07.08.08

Die neuen Nibelungen von Worms

Immer anders: Zum siebten Mal werden die Nibelungen-Festspiele in Worms gegeben. Am historischen Ort vermischt sich Junges und Altes zu neuer Synergie - und das Nibelungenlied erscheint zeitlos aktuell.

Der "älteste Krimi der deutschen Literaturgeschichte" - für Dieter Wedel, den Leiter Nibelungen-Festspiele, ist die berühmte Sage um Siegfried, Hagen, Kriemhild und Brunhild nichts anderes. In diesem Jahr kommt in Worms vom 1. bis 17. August ein besonderes Stück auf die Bühne. Deshalb hat man das Ganze "Die Neuen Nibelungen" genannt. Um die Rolle Brünhilds zu betonen, werden am Originalschauplatz des Nibelungenliedes in Worms zwei Stücke statt einem aufgeführt: "Siegfrieds Frauen" und "Die letzten Tage von Burgund" im täglichen Wechsel.

Emporgehoben und geerdet
ie größte Änderung aber ist die Sprache. Wedel hat den Bühnenklassiker von Friedrich Hebbel mit der modernen Fassung von Moritz Rinke verwoben. "Es ist ein Experiment, die Sprache Hebbels unmittelbar auf die Sprache Rinkes treffen zu lassen", sagt Wedel." So stehen alt und neu nebeneinander. "Ich finde, der frech-sarkastische Ton von Rinke wird durch Hebbel emporgehoben und die Wort-Arien von Hebbel werden durch Rinke etwas geerdet. Das hat einen Synergie-Effekt." Dieser scheint zu funktionieren: Die beiden Premieren wurden vom Publikum bejubelt.

Brünhild, die mächtige Frau und ihr Mann, der schwache König Gunther; die Verschwörung zum Mord an Siegfried, dem fast Unbezwingbaren - dies ist eine Schlüsselszene des Stücks, gespielt von Meret Becker und Roland Renner vor der spektakulären Kulisse des Kaiserdoms. Es gehört zu Wedels Erfolgsrezept, immer wieder prominente Schauspieler nach Worms zu holen. Mario Adorf, Joachim Krol und Maria Schrader waren schon engagiert. André Eisermann, der mit dem Film Kaspar Hauser berühmt wurde, spielt bereits seit mehreren Jahren den König Giselher - er ist gebürtiger Wormser. "Die Nibelungen sind etwas Hochaktuelles. Was da bei den Nibelungen abgeht, das geht auch in der Welt ab."

Nibelungen als Spiegel
Die Nibelungen-Sage als Spiegel unserer Gesellschaft - das ist auch für Wedel der Dreh- und Angelpunkt seiner Interpretation. "Ich will von einem Königshof erzählen, der vor der Wirklichkeit davon läuft. Da naht der Krieg, aber die sitzen nur rum und sagen: Sänger, sing uns etwas. Das kommt mir bekannt vor. Sind wir nicht in einer ähnlichen Zeit? Dass die Leute weglaufen vor der Wirklichkeit, weil sie so kompliziert, düster und bedrohlich scheint - und sich lieber 'Deutschland sucht den Superstar' ansehen."

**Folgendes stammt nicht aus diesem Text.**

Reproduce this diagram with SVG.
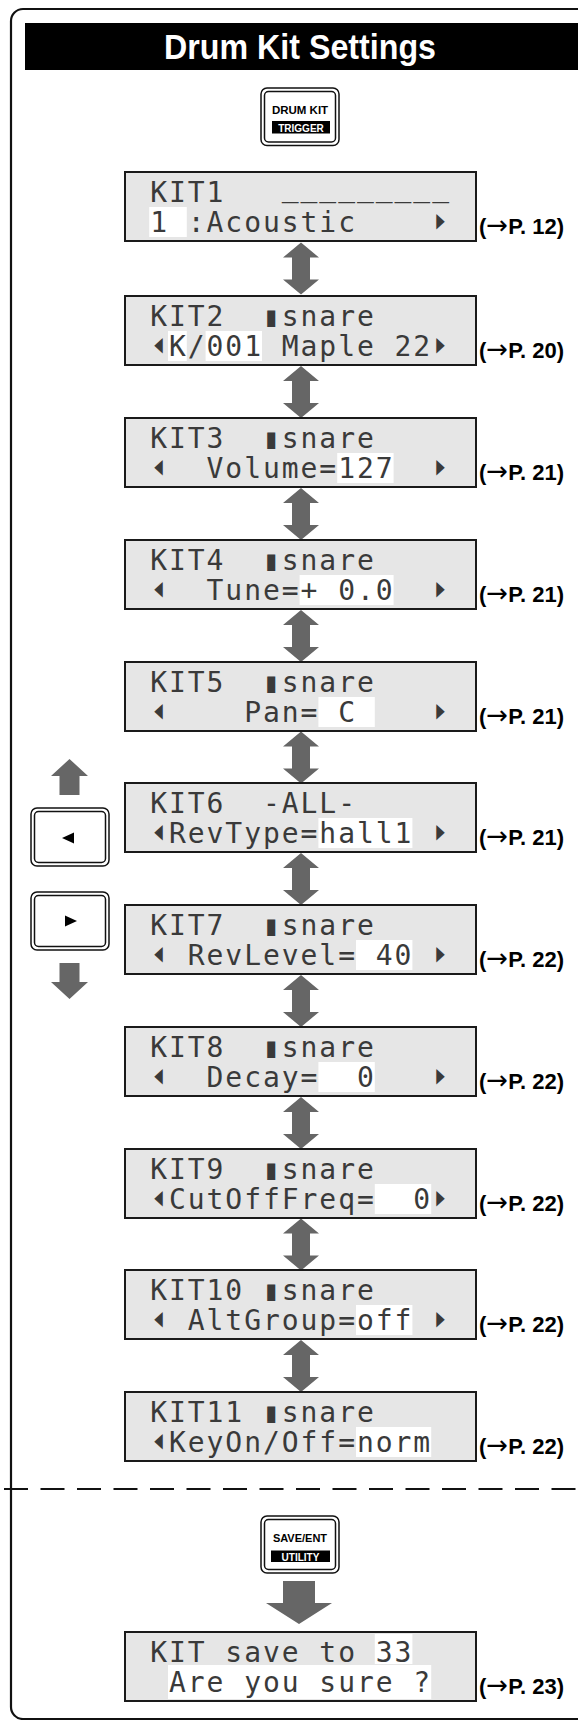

Auch die Figur des Helden Siegfried ist für Wedel in die Gegenwart übertragbar. Der konnte zwar einen Drachen töten und Königreiche erobern, doch durch eine Intrige wird er besiegt. Begegnen wir nicht dauernd Leuten, die sich für unverwundbar halten? Und dann erfahren wir fast jede Woche, wie diese Unverwundbaren doch irgendwo einen verwundbaren Punkt haben und stürzen. Das ist von der VW-Affäre bis Siemens überall zu verfolgen."